Sayonara Nogueira: A política de cotas para pessoas trans iniciou-se com oferta em cursos de pós-graduação, todavia, temos que pensar lá na educação básica primeiro. Como a maioria da nossa população abandonou os estudos, é preciso que o governo invista na política da EJA (Educação de Jovens e Adultos), para que haja a oportunidade de pessoas trans concluírem seus estudos. Aí, sim, podemos pensar em cotas para pessoas trans nas universidades, o que, com certeza, aumentará a nossa presença nas academias. É preciso que outros dispositivos sejam respeitados, como o direito ao nome social, já que nem todas as pessoas têm acesso à retificação. Além disso, abrir espaços de escuta para que toda a violência que sofremos seja relatada e, assim, criar projetos de sensibilização para combater o preconceito e a discriminação.  

Lab Notícias: Qual caminho as pessoas trans que não conseguem acessar o ensino superior tomam? Como sobrevivem, com o que trabalham, etc.  

Sayonara Nogueira: Temos uma grande presença de mulheres trans e travestis exercendo o trabalho sexual. Porém, algumas organizações vêm abrindo suas portas para a diversidade, e ao mesmo tempo, percebe-se a entrada de muitas pessoas trans no mercado de trabalho formal, principalmente homens trans. Mas, infelizmente, a prostituição ainda continua compulsória para a maioria das travestis.  

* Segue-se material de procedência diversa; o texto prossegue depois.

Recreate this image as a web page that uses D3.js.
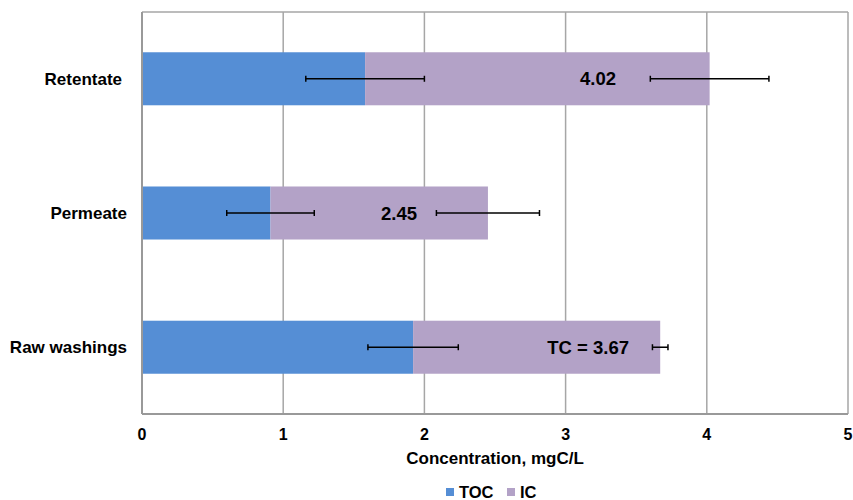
<!DOCTYPE html>
<html><head><meta charset="utf-8">
<script src="https://cdn.jsdelivr.net/npm/d3@7"></script>
<style>body{margin:0;background:#fff}svg{display:block}text{font-family:"Liberation Sans",Arial,sans-serif;font-weight:bold;fill:#000}</style>
</head><body><div id="chart"></div>
<script>
const categories = ["Retentate", "Permeate", "Raw washings"];
const tocValues = [1.58, 0.91, 1.92];
const icValues = [2.44, 1.54, 1.75];
const tocErrors = [0.42, 0.31, 0.32];
const tcErrors = [0.42, 0.365, 0.055];
const totalLabels = ["4.02", "2.45", "TC = 3.67"];
const labelPositions = [3.23, 1.82, 3.16];
const xTicks = [0, 1, 2, 3, 4, 5];
const seriesNames = ["TOC", "IC"];
const colors = ["#558ED5", "#B3A2C7"];

const W = 853, H = 500;
const m = {left: 142, right: 5, top: 12, bottom: 86};
const svg = d3.select("#chart").append("svg").attr("width", W).attr("height", H);

const x = d3.scaleLinear().domain([0, 5]).range([m.left, W - m.right]);
const y = d3.scaleBand().domain(categories).range([m.top, H - m.bottom]).paddingInner(0.605).paddingOuter(0.3);

const g = svg.append("g");
g.selectAll("line.grid").data(xTicks).join("line")
  .attr("x1", d => x(d)).attr("x2", d => x(d))
  .attr("y1", m.top).attr("y2", H - m.bottom)
  .attr("stroke", "#a6a6a6").attr("stroke-width", 1.5);
g.append("line").attr("x1", m.left).attr("x2", W - m.right).attr("y1", m.top).attr("y2", m.top).attr("stroke", "#a6a6a6").attr("stroke-width", 1.5);
g.append("line").attr("x1", m.left).attr("x2", W - m.right).attr("y1", H - m.bottom).attr("y2", H - m.bottom).attr("stroke", "#999").attr("stroke-width", 2);
g.append("line").attr("x1", m.left).attr("x2", m.left).attr("y1", m.top).attr("y2", H - m.bottom).attr("stroke", "#999").attr("stroke-width", 2);

const rows = categories.map((c, i) => ({c, toc: tocValues[i], ic: icValues[i], te: tocErrors[i], ce: tcErrors[i], lab: totalLabels[i], lp: labelPositions[i]}));

g.selectAll("rect.toc").data(rows).join("rect")
  .attr("x", x(0)+1).attr("y", d => y(d.c)).attr("height", y.bandwidth())
  .attr("width", d => x(d.toc) - x(0) - 1).attr("fill", colors[0]);
g.selectAll("rect.ic").data(rows).join("rect")
  .attr("x", d => x(d.toc)).attr("y", d => y(d.c)).attr("height", y.bandwidth())
  .attr("width", d => x(d.toc + d.ic) - x(d.toc)).attr("fill", colors[1]);

function errBar(sel, cx, e) {
  sel.each(function(d) {
    const gg = d3.select(this);
    const cy = y(d.c) + y.bandwidth() / 2;
    const c = cx(d), er = e(d);
    gg.append("line").attr("x1", x(c - er)).attr("x2", x(c + er)).attr("y1", cy).attr("y2", cy).attr("stroke", "#000").attr("stroke-width", 1.5);
    [c - er, c + er].forEach(v => gg.append("line").attr("x1", x(v)).attr("x2", x(v)).attr("y1", cy - 3).attr("y2", cy + 3).attr("stroke", "#000").attr("stroke-width", 1.5));
  });
}
errBar(g.selectAll("g.et").data(rows).join("g"), d => d.toc, d => d.te);
errBar(g.selectAll("g.ec").data(rows).join("g"), d => d.toc + d.ic, d => d.ce);

g.selectAll("text.val").data(rows).join("text")
  .attr("x", d => x(d.lp)).attr("y", d => y(d.c) + y.bandwidth() / 2)
  .attr("text-anchor", "middle").attr("dy", "0.36em")
  .style("font-size", "18.5px").text(d => d.lab);

g.selectAll("text.cat").data(rows).join("text")
  .attr("x", d => d.c === "Retentate" ? 122 : 127).attr("y", d => y(d.c) + y.bandwidth() / 2)
  .attr("text-anchor", "end").attr("dy", "0.36em")
  .style("font-size", "17px").text(d => d.c);

g.selectAll("text.tick").data(xTicks).join("text")
  .attr("x", d => x(d)).attr("y", 440).attr("text-anchor", "middle")
  .style("font-size", "16px").text(d => d);

svg.append("text").attr("x", (x(0) + x(5)) / 2).attr("y", 464).attr("text-anchor", "middle")
  .style("font-size", "17px").text("Concentration, mgC/L");

const leg = svg.append("g");
const legX = [446, 507];
seriesNames.forEach((s, i) => {
  leg.append("rect").attr("x", legX[i]).attr("y", 488).attr("width", 8).attr("height", 8).attr("fill", colors[i]);
  leg.append("text").attr("x", legX[i] + 13).attr("y", 498).style("font-size", "16.5px").text(s);
});
</script></body></html>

Lab Notícias: O Brasil é conhecido internacionalmente por ser o país que mais mata pessoas trans e travestis por violência. Quais medidas estão sendo tomadas (se estão) pelo atual governo para a mudança desse cenário?  

Sayonara Nogueira: É uma realidade triste e cruel, porque quando analisamos essas mortes, geralmente são mulheres trans pretas, profissionais do sexo e periféricas. Daí temos que fazer um recorte interseccional analisando gênero, raça, etnia e classe social. Não acredito que uma política identitária sanaria esse problema, é preciso que o governo federal promova políticas públicas em todos os campos para essa mudança. Entretanto, precisam ser políticas efetivas, que saiam do campo teórico e da discussão para a prática.  

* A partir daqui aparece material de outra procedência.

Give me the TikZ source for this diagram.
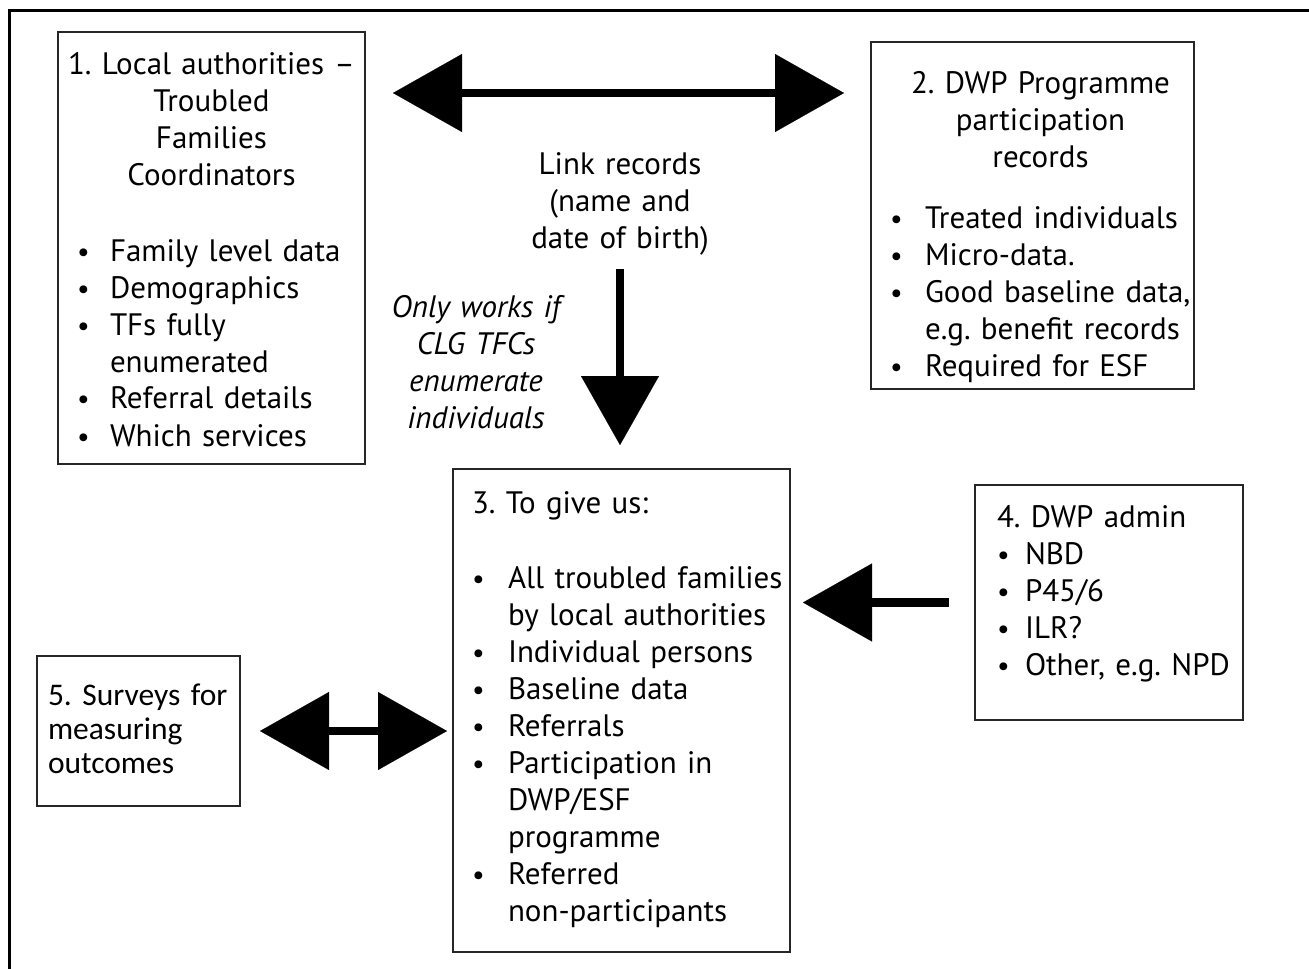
\documentclass[tikz,border=0pt]{standalone}
\usepackage{fontspec}
\setmainfont{PT Sans}
\newfontfamily\surveyfont{Carlito}
\usetikzlibrary{arrows.meta,positioning}
\frenchspacing

% bullet lines (fixed breaks, hanging indent)
\newlength\bulind
\setlength\bulind{33pt}
\newcommand\smallbul{\raisebox{0pt}{\fontsize{28pt}{28pt}\selectfont\textbullet}}
\newcommand\bitem[1]{\makebox[\bulind][l]{\smallbul}\mbox{#1}}
\newcommand\bcont[1]{\hspace*{\bulind}\mbox{#1}}
\newcommand\ctrline[1]{\makebox[\linewidth][c]{#1}}

\begin{document}
\begin{tikzpicture}[x=1pt, y=-1pt,
    txt/.style={font=\fontsize{31pt}{37pt}\selectfont},
    infobox/.style={txt, draw=black!85, line width=1.6pt, anchor=north west,
        align=left, inner ysep=0pt, outer sep=0pt},
    note/.style={txt, align=center, inner sep=0pt, anchor=north, text height=25pt},
    fatline/.style={line width=8.5pt, line cap=butt},
    fathead/.style={fatline, -{Triangle[length=69pt, width=78pt, line width=0.1pt]}},
    fatboth/.style={fatline, {Triangle[length=69pt, width=78pt, line width=0.1pt]}-{Triangle[length=69pt, width=78pt, line width=0.1pt]}}]

        % Page and frame
        \useasboundingbox (0,0) rectangle (1309,969);
        \clip (0,0) rectangle (1309,969);
        \draw[line width=3pt] (9,990) |- (1330,10);

        % 1. Local authorities
        \node[infobox, text width=269pt, inner xsep=19pt, text height=42pt, text depth=390pt] (lacoord) at (58,32) {%
            \setlength\bulind{33pt}%
            \ctrline{1. Local authorities –}\\
            \ctrline{Troubled}\\
            \ctrline{Families}\\
            \ctrline{Coordinators}\\[39pt]
            \bitem{Family level data}\\
            \bitem{Demographics}\\
            \bitem{TFs fully}\\
            \bcont{enumerated}\\
            \bitem{Referral details}\\
            \bitem{Which services}};

        % 2. DWP programme records
        \node[infobox, text width=285pt, inner xsep=19pt, text height=51pt, text depth=296pt] (dwpprog) at (871,42) {%
            \setlength\bulind{35pt}%
            \ctrline{\hspace{16pt}2. DWP Programme}\\
            \ctrline{\hspace{16pt}participation}\\
            \ctrline{\hspace{16pt}records}\\[24pt]
            \bitem{Treated individuals}\\
            \bitem{Micro-data.}\\
            \bitem{Good baseline data,}\\
            \bcont{e.g. benefit records}\\
            \bitem{Required for ESF}};

        % 3. To give us
        \node[infobox, text width=299pt, inner xsep=19pt, text height=44pt, text depth=439pt] (togive) at (453,469) {%
            \setlength\bulind{36pt}%
            3. To give us:\\[38pt]
            \bitem{All troubled families}\\
            \bcont{by local authorities}\\
            \bitem{Individual persons}\\
            \bitem{Baseline data}\\
            \bitem{Referrals}\\
            \bitem{Participation in}\\
            \bcont{DWP/ESF}\\
            \bcont{programme}\\
            \bitem{Referred}\\
            \bcont{non-participants}};

        % 4. DWP admin
        \node[infobox, text width=224pt, inner xsep=22pt, text height=42pt, text depth=193pt] (dwpadmin) at (975,485) {%
            \setlength\bulind{28pt}%
            4. DWP admin\\
            \bitem{NBD}\\
            \bitem{P45/6}\\
            \bitem{ILR?}\\
            \bitem{Other, e.g. NPD}};

        % 5. Surveys
        \node[infobox, font=\surveyfont\fontsize{31.5pt}{34pt}\selectfont, text width=181pt, inner xsep=11pt,
            text height=49pt, text depth=101pt] (surveys) at (37,656) {%
            \mbox{5. Surveys for}\\
            measuring\\
            outcomes};

        % Notes
        \node[note, text width=220pt] (linktxt) at (620,149) {Link records\\(name and\\date of birth)};
        \node[note, text width=200pt, font=\fontsize{31pt}{37pt}\selectfont\itshape] (onlyif) at (476,292)
            {Only works if\\CLG TFCs\\enumerate\\individuals};

        % Arrows
        \draw[fatboth, shorten <=28pt, shorten >=27pt] ([yshift=-61pt]lacoord.north east) coordinate (lnk) -- (lnk -| dwpprog.west);
        \draw[fathead, shorten <=14pt, shorten >=24pt] (linktxt.south) -- (linktxt.south |- togive.north);
        \draw[fathead, shorten <=26pt, shorten >=13pt] (dwpadmin.west) -- (dwpadmin.west -| togive.east);
        \draw[fatboth, shorten <=20pt, shorten >=6pt] (surveys.east) -- (surveys.east -| togive.west);

\end{tikzpicture}
\end{document}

Lab Notícias: Quais benefícios o acesso ao ensino superior pode trazer à comunidade trans? Esse acesso também pode representar uma possibilidade de diminuição da violência, preconceito e pobreza relacionada a esse grupo? 

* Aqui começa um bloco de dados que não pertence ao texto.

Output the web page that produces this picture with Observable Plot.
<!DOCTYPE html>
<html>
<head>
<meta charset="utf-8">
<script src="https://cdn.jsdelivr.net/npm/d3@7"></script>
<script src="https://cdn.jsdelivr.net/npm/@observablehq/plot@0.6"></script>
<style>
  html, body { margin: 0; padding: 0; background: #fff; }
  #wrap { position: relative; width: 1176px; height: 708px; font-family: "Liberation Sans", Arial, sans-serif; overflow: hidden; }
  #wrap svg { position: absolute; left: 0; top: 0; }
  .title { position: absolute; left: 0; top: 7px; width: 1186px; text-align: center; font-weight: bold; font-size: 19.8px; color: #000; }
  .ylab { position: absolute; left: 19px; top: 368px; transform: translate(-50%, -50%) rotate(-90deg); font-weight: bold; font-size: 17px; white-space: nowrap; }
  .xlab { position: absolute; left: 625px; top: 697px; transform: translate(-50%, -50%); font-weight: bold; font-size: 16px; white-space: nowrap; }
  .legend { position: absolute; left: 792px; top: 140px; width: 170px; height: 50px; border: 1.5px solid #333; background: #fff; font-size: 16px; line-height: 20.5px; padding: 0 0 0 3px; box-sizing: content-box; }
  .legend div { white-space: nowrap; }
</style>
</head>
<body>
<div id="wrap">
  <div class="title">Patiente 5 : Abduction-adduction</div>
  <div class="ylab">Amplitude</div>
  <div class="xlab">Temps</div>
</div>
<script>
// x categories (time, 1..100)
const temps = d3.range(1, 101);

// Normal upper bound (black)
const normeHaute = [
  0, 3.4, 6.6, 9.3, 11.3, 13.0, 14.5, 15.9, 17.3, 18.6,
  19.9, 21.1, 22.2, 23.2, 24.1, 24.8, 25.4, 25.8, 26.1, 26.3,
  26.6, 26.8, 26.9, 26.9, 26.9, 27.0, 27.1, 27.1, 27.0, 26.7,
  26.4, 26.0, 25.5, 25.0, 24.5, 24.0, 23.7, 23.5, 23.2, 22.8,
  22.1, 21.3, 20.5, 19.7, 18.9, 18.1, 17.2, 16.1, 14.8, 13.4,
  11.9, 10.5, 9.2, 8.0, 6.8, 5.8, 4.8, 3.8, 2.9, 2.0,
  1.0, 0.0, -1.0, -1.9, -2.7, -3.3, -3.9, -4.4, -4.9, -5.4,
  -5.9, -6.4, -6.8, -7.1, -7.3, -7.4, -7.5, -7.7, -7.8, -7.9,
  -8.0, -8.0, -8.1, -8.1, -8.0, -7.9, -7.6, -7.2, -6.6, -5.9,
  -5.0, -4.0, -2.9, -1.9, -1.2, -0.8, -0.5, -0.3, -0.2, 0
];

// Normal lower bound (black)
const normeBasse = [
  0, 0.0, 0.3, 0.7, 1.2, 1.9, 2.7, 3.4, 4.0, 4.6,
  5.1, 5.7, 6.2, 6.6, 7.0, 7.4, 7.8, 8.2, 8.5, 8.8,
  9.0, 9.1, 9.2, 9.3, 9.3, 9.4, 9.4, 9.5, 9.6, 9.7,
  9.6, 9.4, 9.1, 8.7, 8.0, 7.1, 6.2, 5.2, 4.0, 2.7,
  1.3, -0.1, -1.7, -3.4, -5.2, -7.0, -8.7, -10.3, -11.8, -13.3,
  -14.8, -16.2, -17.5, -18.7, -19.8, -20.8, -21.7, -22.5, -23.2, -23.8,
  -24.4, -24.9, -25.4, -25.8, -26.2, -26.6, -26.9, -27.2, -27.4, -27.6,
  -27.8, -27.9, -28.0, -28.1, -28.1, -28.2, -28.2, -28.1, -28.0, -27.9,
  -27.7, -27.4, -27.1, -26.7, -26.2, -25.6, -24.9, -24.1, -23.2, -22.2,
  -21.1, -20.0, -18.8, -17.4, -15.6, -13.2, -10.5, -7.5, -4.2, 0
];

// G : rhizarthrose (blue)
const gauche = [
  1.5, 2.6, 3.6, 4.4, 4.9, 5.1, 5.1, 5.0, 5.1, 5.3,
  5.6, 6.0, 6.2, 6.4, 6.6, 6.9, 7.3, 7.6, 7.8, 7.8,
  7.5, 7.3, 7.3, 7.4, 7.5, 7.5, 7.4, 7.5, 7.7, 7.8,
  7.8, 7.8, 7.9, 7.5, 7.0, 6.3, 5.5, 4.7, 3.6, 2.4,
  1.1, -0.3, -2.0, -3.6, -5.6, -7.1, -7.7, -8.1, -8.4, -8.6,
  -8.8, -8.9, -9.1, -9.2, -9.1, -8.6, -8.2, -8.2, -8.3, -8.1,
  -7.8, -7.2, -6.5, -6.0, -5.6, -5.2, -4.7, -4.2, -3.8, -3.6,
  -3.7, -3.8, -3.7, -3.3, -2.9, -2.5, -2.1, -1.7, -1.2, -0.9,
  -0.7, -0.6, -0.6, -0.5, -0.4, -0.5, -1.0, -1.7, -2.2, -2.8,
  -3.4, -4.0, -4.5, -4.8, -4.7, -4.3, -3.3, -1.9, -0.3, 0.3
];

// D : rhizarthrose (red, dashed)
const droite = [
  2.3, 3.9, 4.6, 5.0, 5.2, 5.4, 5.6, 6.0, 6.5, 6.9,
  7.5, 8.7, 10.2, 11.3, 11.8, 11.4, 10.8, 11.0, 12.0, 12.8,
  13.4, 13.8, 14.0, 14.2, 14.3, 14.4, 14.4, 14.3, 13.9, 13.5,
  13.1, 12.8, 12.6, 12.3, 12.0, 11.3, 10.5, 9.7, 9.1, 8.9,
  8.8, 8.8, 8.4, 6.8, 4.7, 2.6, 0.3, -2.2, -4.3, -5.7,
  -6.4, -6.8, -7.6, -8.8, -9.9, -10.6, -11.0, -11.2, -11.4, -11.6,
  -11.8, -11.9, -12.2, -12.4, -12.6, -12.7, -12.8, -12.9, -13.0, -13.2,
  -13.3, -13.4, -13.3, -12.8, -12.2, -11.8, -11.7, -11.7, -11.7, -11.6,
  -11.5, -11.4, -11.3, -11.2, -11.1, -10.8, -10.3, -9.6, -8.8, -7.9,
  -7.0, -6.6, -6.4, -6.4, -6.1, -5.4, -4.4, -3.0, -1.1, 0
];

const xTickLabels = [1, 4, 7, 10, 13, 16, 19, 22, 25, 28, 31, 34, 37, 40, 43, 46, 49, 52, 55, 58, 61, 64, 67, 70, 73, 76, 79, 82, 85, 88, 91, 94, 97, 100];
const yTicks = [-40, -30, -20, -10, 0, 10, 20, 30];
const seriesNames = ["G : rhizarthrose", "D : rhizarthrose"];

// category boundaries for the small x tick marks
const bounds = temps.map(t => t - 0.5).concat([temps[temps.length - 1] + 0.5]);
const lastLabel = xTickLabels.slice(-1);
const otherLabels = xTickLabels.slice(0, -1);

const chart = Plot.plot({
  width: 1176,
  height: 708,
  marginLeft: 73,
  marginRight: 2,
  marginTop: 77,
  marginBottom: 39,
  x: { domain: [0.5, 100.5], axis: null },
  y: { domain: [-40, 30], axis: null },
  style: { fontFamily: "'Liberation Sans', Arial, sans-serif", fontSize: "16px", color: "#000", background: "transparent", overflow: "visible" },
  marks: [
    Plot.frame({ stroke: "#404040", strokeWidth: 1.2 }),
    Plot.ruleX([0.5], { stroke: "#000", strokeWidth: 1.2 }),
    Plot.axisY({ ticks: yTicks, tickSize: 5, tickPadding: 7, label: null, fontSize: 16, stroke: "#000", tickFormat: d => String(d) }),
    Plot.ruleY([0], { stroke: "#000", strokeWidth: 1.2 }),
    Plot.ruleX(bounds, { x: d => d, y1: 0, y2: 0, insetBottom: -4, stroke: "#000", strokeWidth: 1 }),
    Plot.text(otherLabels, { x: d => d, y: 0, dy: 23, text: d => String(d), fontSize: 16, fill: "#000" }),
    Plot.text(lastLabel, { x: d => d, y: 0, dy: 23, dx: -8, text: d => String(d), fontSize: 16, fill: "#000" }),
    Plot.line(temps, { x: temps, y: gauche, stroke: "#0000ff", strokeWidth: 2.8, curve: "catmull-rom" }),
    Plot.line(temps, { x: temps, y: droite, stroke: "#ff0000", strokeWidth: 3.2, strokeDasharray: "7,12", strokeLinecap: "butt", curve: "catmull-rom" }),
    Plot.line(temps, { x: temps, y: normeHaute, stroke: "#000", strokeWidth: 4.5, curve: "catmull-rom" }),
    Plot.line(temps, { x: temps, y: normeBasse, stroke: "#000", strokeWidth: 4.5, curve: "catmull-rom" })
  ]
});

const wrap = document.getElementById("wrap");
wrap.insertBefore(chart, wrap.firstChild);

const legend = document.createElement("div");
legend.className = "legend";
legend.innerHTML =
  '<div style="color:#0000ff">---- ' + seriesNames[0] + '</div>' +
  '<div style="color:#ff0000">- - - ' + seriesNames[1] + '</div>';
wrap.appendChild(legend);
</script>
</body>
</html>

Sayonara Nogueira: O acesso à educação, de maneira geral, vai gerar qualificação, ressignificação dos espaços, entrada das pessoas trans no mercado de trabalho e culminar em uma vida social saudável, a qual vai impactar na redução do preconceito e discriminação — e, consequentemente, da violência. Por isso, políticas públicas de inclusão e permanência de grupos vulneráveis na educação são importantes. É reparação histórica, é dar oportunidade para quem teve seus direitos negados.